High-density genotyping study identifies four new susceptibility loci for atopic dermatitis
Autor/innen
- D. Ellinghaus
- H. Baurecht
- J. Esparza-Gordillo
- E. Rodríguez
- A. Matanovic
- I. Marenholz
- N. Hübner
- H. Schaarschmidt
- N. Novak
- S. Michel
- L. Maintz
- T. Werfel
- U. Meyer-Hoffert
- M. Hotze
- H. Prokisch
- K. Heim
- C. Herder
- T. Hirota
- M. Tamari
- M. Kubo
- A. Takahashi
- Y. Nakamura
- L.C. Tsoi
- P. Stuart
- J.T. Elder
- L. Sun
- X. Zuo
- S. Yang
- X. Zhang
- P. Hoffmann
- M.M. Nöthen
- R. Fölster-Holst
- J. Winkelmann
- T. Illig
- B.O. Boehm
- R.H. Duerr
- C. Büning
- S. Brandt
- J. Glas
- M.A. McAleer
- C.M. Fahy
- M. Kabesch
- S. Brown
- W.H.I. McLean
- A.D. Irvine
- S. Schreiber
- Y.A. Lee
- A. Franke
- S. Weidinger
Journal
- Nature Genetics
Quellenangabe
- Nat Genet 45 (7): 808-812
Zusammenfassung
Atopic dermatitis is a common inflammatory skin disease with a strong heritable component. Pathogenetic models consider keratinocyte differentiation defects and immune alterations as scaffolds, and recent data indicate a role for autoreactivity in at least a subgroup of patients. FLG (encoding filaggrin) has been identified as a major locus causing skin barrier deficiency.
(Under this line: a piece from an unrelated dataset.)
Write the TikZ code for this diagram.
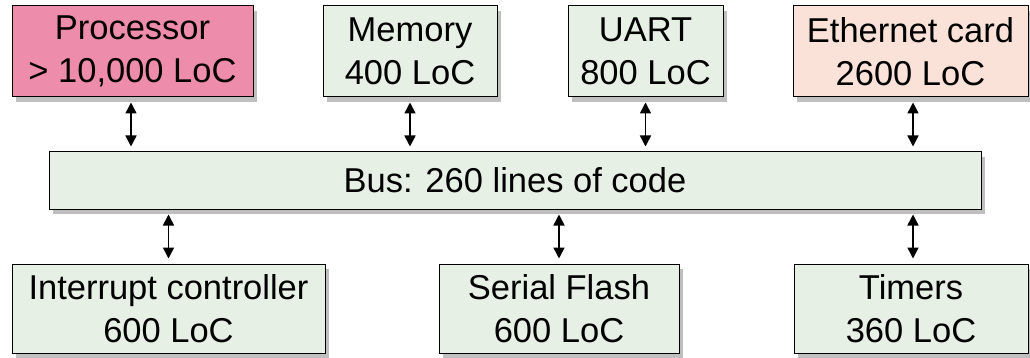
\documentclass[tikz,border=0pt]{standalone}
\usepackage{fontspec}
\setmainfont{Liberation Sans}
\usetikzlibrary{shadows,arrows.meta}
\definecolor{procpink}{RGB}{238,140,172}
\definecolor{ethpink}{RGB}{250,226,216}
\definecolor{boxgreen}{RGB}{230,240,228}
\tikzset{
  blk/.style={draw=black, line width=1pt, fill=boxgreen, inner sep=0pt, align=center,
    font=\fontsize{34.5}{43}\selectfont,
    drop shadow={opacity=0.5, shadow xshift=4pt, shadow yshift=-5pt}},
  link/.style={{Triangle[length=11pt,width=11pt]}-{Triangle[length=11pt,width=11pt]}, line width=1.6pt, shorten >=5pt, shorten <=5pt}
}
\begin{document}
\begin{tikzpicture}[x=1pt,y=-1pt]
\useasboundingbox (0,0) rectangle (1030,358);
\node[blk, fill=procpink, minimum width=241pt, minimum height=91pt] (proc) at (132.5,51.5) {Processor\\> 10,000 LoC};
\node[blk, minimum width=174pt, minimum height=91pt] (mem) at (410,51.5) {Memory\\400 LoC};
\node[blk, minimum width=155pt, minimum height=91pt] (uart) at (645.5,51.5) {UART\\800 LoC};
\node[blk, fill=ethpink, minimum width=235pt, minimum height=91pt] (eth) at (910.5,51.5) {Ethernet card\\2600 LoC};
\node[blk, minimum width=932pt, minimum height=57pt] (bus) at (515,180.5) {Bus: 260 lines of code};
\node[blk, minimum width=313pt, minimum height=89pt] (irq) at (168.5,308.5) {Interrupt controller\\600 LoC};
\node[blk, minimum width=240pt, minimum height=89pt] (flash) at (559,308.5) {Serial Flash\\600 LoC};
\node[blk, minimum width=234pt, minimum height=89pt] (tim) at (911,308.5) {Timers\\360 LoC};
\draw[link] (proc.south -| 131,0) -- (bus.north -| 131,0);
\draw[link] (mem.south) -- (bus.north -| mem.south);
\draw[link] (uart.south) -- (bus.north -| uart.south);
\draw[link] (eth.south -| 913,0) -- (bus.north -| 913,0);
\draw[link] (bus.south -| irq.north) -- (irq.north);
\draw[link] (bus.south -| flash.north) -- (flash.north);
\draw[link] (bus.south -| 913,0) -- (tim.north -| 913,0);
\end{tikzpicture}
\end{document}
To better define risk variants and identify additional susceptibility loci, we densely genotyped 2,425 German individuals with atopic dermatitis (cases) and 5,449 controls using the Immunochip array followed by replication in 7,196 cases and 15,480 controls from Germany, Ireland, Japan and China. We identified four new susceptibility loci for atopic dermatitis and replicated previous associations. This brings the number of atopic dermatitis risk loci reported in individuals of European ancestry to 11. We estimate that these susceptibility loci together account for 14.4% of the heritability for atopic dermatitis.